HI spin temperature is likely below 274K at z=0.37-1.0

HI gas in these galaxies may be colder than in the Milky Way

Results support an evolving cold neutral medium fraction with cosmic star formation

Abstract

Evolution of the cosmic star formation rate (SFR) and molecular gas mass density is expected to be matched by a similarly strong evolution of the fraction of atomic hydrogen (HI) in the cold neutral medium (CNM).
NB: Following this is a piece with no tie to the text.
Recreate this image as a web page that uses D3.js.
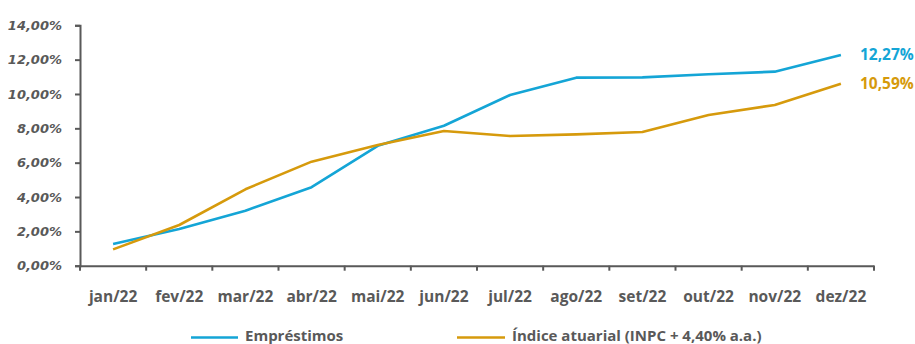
<!DOCTYPE html>
<html><head><meta charset="utf-8">
<script src="https://cdn.jsdelivr.net/npm/d3@7"></script>
<style>
html,body{margin:0;padding:0;background:#fff;}
svg{display:block;}
text{font-family:"Open Sans",sans-serif;font-weight:700;fill:#595959;}
</style></head>
<body>
<svg id="chart" width="915" height="344"></svg>
<script>
const months = ["jan/22","fev/22","mar/22","abr/22","mai/22","jun/22","jul/22","ago/22","set/22","out/22","nov/22","dez/22"];
const emprestimos = [1.26, 2.14, 3.2, 4.57, 6.98, 8.15, 9.94, 10.95, 10.97, 11.15, 11.3, 12.27];
const indiceAtuarial = [0.95, 2.37, 4.45, 6.06, 7.03, 7.84, 7.55, 7.65, 7.79, 8.78, 9.36, 10.59];
const yTicks = [0, 2, 4, 6, 8, 10, 12, 14];
const seriesNames = ["Empréstimos", "Índice atuarial (INPC + 4,40% a.a.)"];
const colors = ["#14a5d6", "#d69a0c"];

const svg = d3.select("#chart");
const fmt = v => v.toFixed(2).replace(".", ",") + "%";

const x = d3.scaleBand().domain(months).range([80, 874]);
const y = d3.scaleLinear().domain([0, 14]).range([265.7, 25.3]);

// y axis
const yAxis = svg.append("g").attr("transform", "translate(80,0)")
  .call(d3.axisLeft(y).tickValues(yTicks).tickFormat(d => fmt(d)).tickSize(5).tickPadding(13));
yAxis.selectAll("text")
  .style("font-family", "'DejaVu Sans', sans-serif")
  .style("font-size", "13px").style("font-style", "italic").attr("fill", "#595959");

// x axis
const xAxis = svg.append("g").attr("transform", "translate(0,265.7)")
  .call(d3.axisBottom(x).tickSize(0).tickPadding(25));
xAxis.selectAll("text").style("font-size", "15.5px").attr("fill", "#595959");
// boundary ticks for band axis
const bounds = months.map(m => x(m)).concat([x.range()[1]]);
xAxis.selectAll(".bt").data(bounds).enter().append("line")
  .attr("x1", d => d).attr("x2", d => d).attr("y1", 0).attr("y2", 5)
  .attr("stroke", "#595959").attr("stroke-width", 2);

svg.selectAll(".domain, .tick line").attr("stroke", "#595959").attr("stroke-width", 2);

// lines
const line = d3.line().x((d, i) => x(months[i]) + x.bandwidth() / 2).y(d => y(d));
[emprestimos, indiceAtuarial].forEach((s, k) => {
  svg.append("path").datum(s).attr("d", line)
    .attr("fill", "none").attr("stroke", colors[k]).attr("stroke-width", 2.6)
    .attr("stroke-linejoin", "round");
  const last = s[s.length - 1];
  svg.append("text")
    .attr("x", x(months[months.length - 1]) + x.bandwidth() / 2 + 19)
    .attr("y", y(last)).attr("dy", "0.35em")
    .style("font-size", "15.5px").style("fill", colors[k])
    .text(fmt(last));
});

// legend
const legendX = [191, 457];
const legendLen = [47, 48];
seriesNames.forEach((n, k) => {
  svg.append("line").attr("x1", legendX[k]).attr("x2", legendX[k] + legendLen[k])
    .attr("y1", 337.5).attr("y2", 337.5).attr("stroke", colors[k]).attr("stroke-width", 2.6);
  svg.append("text").attr("x", legendX[k] + legendLen[k] + 7).attr("y", 340.5)
    .style("font-size", "15px").text(n);
});
</script>
</body></html>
We use results from a recent commissioning survey for intervening 21-cm absorbers with the Australian Square Kilometre Array Pathfinder (ASKAP) to construct a Bayesian statistical model of the $N_{\rm HI}$-weighted harmonic mean spin temperature ($T_{\rm s}$) at redshifts between $z = 0.37$ and $1.0$. We find that $T_{\rm s} \leq 274$K with 95 per cent probability, suggesting that at these redshifts the typical HI gas in galaxies at equivalent DLA column densities may be colder than the Milky Way interstellar medium ($T_{\rm s, MW} \sim 300$K). This result is consistent with an evolving CNM fraction that mirrors the molecular gas towards the SFR peak at $z \sim 2$. We expect that future surveys for HI 21-cm absorption with the current SKA pathfinder telescopes will provide constraints on the CNM fraction that are an order of magnitude greater than presented here.